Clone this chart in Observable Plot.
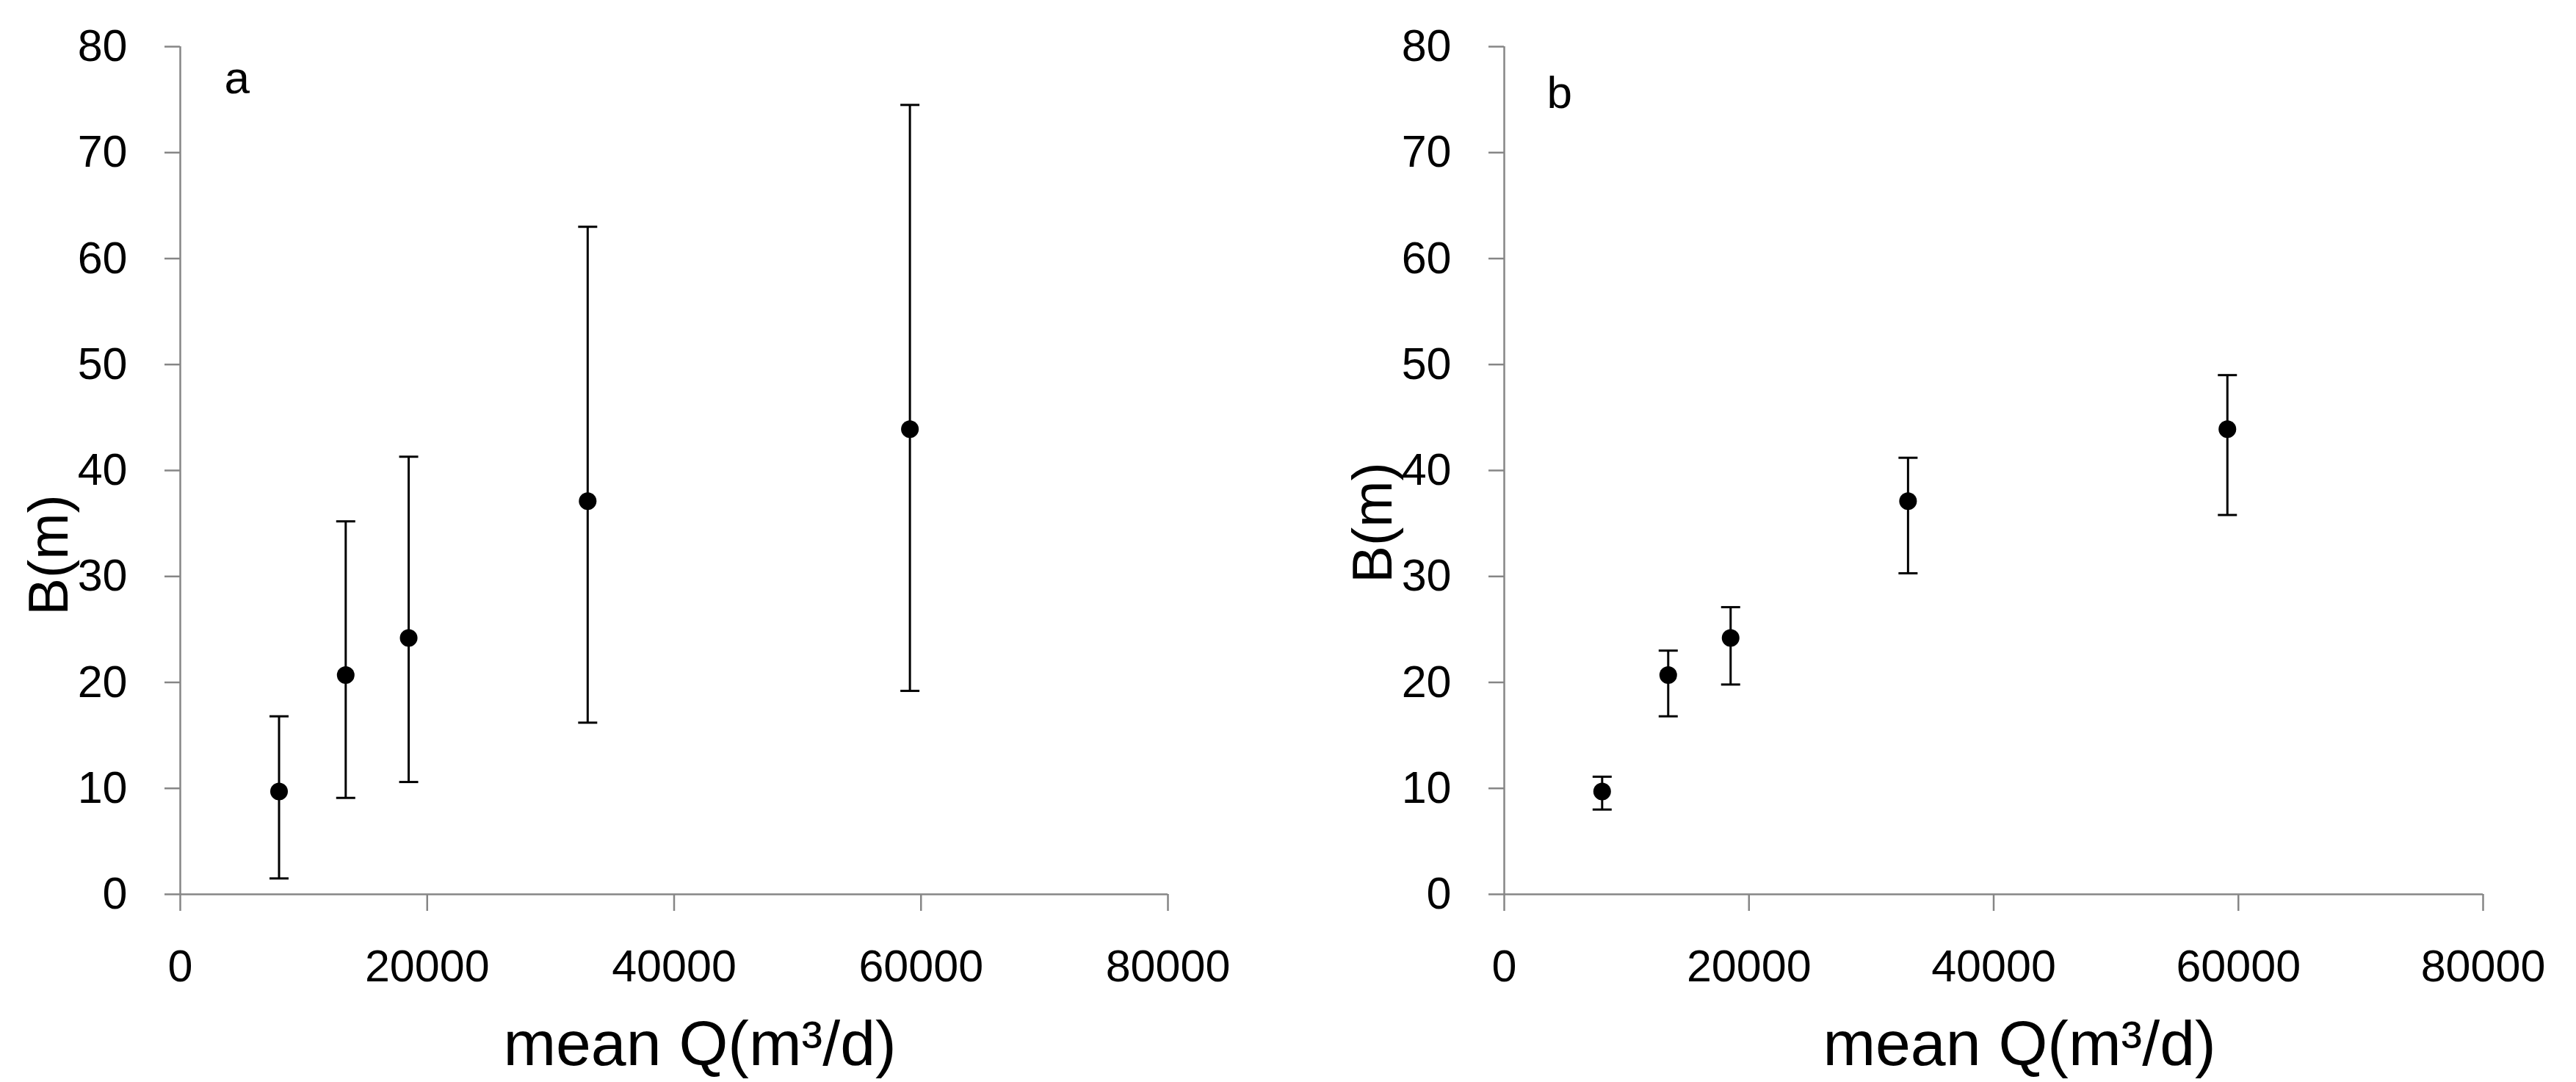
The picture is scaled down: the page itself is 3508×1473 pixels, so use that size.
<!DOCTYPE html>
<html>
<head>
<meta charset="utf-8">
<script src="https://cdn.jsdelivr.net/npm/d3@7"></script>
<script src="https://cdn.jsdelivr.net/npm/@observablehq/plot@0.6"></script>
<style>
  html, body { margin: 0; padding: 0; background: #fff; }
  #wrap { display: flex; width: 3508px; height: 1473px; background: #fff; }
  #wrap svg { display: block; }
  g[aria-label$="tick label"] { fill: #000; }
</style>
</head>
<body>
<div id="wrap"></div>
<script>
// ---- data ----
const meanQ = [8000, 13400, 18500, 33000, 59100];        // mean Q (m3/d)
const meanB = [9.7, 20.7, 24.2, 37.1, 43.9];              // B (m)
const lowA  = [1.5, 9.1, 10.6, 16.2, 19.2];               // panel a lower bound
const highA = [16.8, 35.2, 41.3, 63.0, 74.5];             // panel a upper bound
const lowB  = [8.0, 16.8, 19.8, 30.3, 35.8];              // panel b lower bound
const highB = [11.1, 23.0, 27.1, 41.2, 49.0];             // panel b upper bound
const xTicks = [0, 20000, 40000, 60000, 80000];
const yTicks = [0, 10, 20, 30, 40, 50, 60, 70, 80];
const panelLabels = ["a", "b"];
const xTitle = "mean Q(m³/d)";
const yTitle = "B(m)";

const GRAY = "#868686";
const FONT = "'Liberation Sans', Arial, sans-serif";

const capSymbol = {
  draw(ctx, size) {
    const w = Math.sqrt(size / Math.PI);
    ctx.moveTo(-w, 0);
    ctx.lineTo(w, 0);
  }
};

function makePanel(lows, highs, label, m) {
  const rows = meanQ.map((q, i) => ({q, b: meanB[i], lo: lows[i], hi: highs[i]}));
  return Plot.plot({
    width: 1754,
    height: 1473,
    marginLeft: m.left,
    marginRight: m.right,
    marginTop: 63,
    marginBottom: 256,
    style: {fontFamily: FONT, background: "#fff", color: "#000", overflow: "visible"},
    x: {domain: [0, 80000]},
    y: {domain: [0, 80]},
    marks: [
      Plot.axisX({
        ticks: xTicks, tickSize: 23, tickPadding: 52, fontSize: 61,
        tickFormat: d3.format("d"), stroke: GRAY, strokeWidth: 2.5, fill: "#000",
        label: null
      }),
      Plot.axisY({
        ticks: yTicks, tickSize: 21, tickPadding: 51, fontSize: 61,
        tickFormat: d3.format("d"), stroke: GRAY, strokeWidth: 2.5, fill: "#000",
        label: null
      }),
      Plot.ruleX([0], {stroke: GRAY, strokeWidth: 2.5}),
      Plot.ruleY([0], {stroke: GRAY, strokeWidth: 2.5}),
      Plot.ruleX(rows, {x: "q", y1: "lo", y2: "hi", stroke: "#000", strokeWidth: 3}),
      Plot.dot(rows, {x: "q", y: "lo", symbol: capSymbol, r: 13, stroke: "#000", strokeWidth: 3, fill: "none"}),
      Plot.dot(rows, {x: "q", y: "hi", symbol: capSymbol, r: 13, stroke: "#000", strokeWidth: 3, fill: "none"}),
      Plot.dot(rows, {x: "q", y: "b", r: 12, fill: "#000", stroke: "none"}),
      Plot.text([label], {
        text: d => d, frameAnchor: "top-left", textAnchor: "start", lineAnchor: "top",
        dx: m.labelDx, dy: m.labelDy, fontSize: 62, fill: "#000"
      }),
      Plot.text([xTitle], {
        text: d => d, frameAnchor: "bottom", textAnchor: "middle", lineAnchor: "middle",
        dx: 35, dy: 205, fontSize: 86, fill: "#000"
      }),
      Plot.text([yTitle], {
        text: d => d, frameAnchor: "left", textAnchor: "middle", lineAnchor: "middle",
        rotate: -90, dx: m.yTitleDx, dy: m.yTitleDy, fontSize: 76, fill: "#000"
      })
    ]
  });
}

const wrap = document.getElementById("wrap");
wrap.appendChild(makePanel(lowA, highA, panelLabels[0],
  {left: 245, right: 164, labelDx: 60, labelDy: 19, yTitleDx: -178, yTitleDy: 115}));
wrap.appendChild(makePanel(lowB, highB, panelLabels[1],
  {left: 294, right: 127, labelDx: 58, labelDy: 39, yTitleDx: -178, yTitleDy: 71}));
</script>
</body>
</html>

What is asked
Reproduce the whole listing above word for word, but not its pictures.

Solution below
Clone this chart in Observable Plot.
The picture is scaled down: the page itself is 3508×1473 pixels, so use that size.
<!DOCTYPE html>
<html>
<head>
<meta charset="utf-8">
<script src="https://cdn.jsdelivr.net/npm/d3@7"></script>
<script src="https://cdn.jsdelivr.net/npm/@observablehq/plot@0.6"></script>
<style>
  html, body { margin: 0; padding: 0; background: #fff; }
  #wrap { display: flex; width: 3508px; height: 1473px; background: #fff; }
  #wrap svg { display: block; }
  g[aria-label$="tick label"] { fill: #000; }
</style>
</head>
<body>
<div id="wrap"></div>
<script>
// ---- data ----
const meanQ = [8000, 13400, 18500, 33000, 59100];        // mean Q (m3/d)
const meanB = [9.7, 20.7, 24.2, 37.1, 43.9];              // B (m)
const lowA  = [1.5, 9.1, 10.6, 16.2, 19.2];               // panel a lower bound
const highA = [16.8, 35.2, 41.3, 63.0, 74.5];             // panel a upper bound
const lowB  = [8.0, 16.8, 19.8, 30.3, 35.8];              // panel b lower bound
const highB = [11.1, 23.0, 27.1, 41.2, 49.0];             // panel b upper bound
const xTicks = [0, 20000, 40000, 60000, 80000];
const yTicks = [0, 10, 20, 30, 40, 50, 60, 70, 80];
const panelLabels = ["a", "b"];
const xTitle = "mean Q(m³/d)";
const yTitle = "B(m)";

const GRAY = "#868686";
const FONT = "'Liberation Sans', Arial, sans-serif";

const capSymbol = {
  draw(ctx, size) {
    const w = Math.sqrt(size / Math.PI);
    ctx.moveTo(-w, 0);
    ctx.lineTo(w, 0);
  }
};

function makePanel(lows, highs, label, m) {
  const rows = meanQ.map((q, i) => ({q, b: meanB[i], lo: lows[i], hi: highs[i]}));
  return Plot.plot({
    width: 1754,
    height: 1473,
    marginLeft: m.left,
    marginRight: m.right,
    marginTop: 63,
    marginBottom: 256,
    style: {fontFamily: FONT, background: "#fff", color: "#000", overflow: "visible"},
    x: {domain: [0, 80000]},
    y: {domain: [0, 80]},
    marks: [
      Plot.axisX({
        ticks: xTicks, tickSize: 23, tickPadding: 52, fontSize: 61,
        tickFormat: d3.format("d"), stroke: GRAY, strokeWidth: 2.5, fill: "#000",
        label: null
      }),
      Plot.axisY({
        ticks: yTicks, tickSize: 21, tickPadding: 51, fontSize: 61,
        tickFormat: d3.format("d"), stroke: GRAY, strokeWidth: 2.5, fill: "#000",
        label: null
      }),
      Plot.ruleX([0], {stroke: GRAY, strokeWidth: 2.5}),
      Plot.ruleY([0], {stroke: GRAY, strokeWidth: 2.5}),
      Plot.ruleX(rows, {x: "q", y1: "lo", y2: "hi", stroke: "#000", strokeWidth: 3}),
      Plot.dot(rows, {x: "q", y: "lo", symbol: capSymbol, r: 13, stroke: "#000", strokeWidth: 3, fill: "none"}),
      Plot.dot(rows, {x: "q", y: "hi", symbol: capSymbol, r: 13, stroke: "#000", strokeWidth: 3, fill: "none"}),
      Plot.dot(rows, {x: "q", y: "b", r: 12, fill: "#000", stroke: "none"}),
      Plot.text([label], {
        text: d => d, frameAnchor: "top-left", textAnchor: "start", lineAnchor: "top",
        dx: m.labelDx, dy: m.labelDy, fontSize: 62, fill: "#000"
      }),
      Plot.text([xTitle], {
        text: d => d, frameAnchor: "bottom", textAnchor: "middle", lineAnchor: "middle",
        dx: 35, dy: 205, fontSize: 86, fill: "#000"
      }),
      Plot.text([yTitle], {
        text: d => d, frameAnchor: "left", textAnchor: "middle", lineAnchor: "middle",
        rotate: -90, dx: m.yTitleDx, dy: m.yTitleDy, fontSize: 76, fill: "#000"
      })
    ]
  });
}

const wrap = document.getElementById("wrap");
wrap.appendChild(makePanel(lowA, highA, panelLabels[0],
  {left: 245, right: 164, labelDx: 60, labelDy: 19, yTitleDx: -178, yTitleDy: 115}));
wrap.appendChild(makePanel(lowB, highB, panelLabels[1],
  {left: 294, right: 127, labelDx: 58, labelDy: 39, yTitleDx: -178, yTitleDy: 71}));
</script>
</body>
</html>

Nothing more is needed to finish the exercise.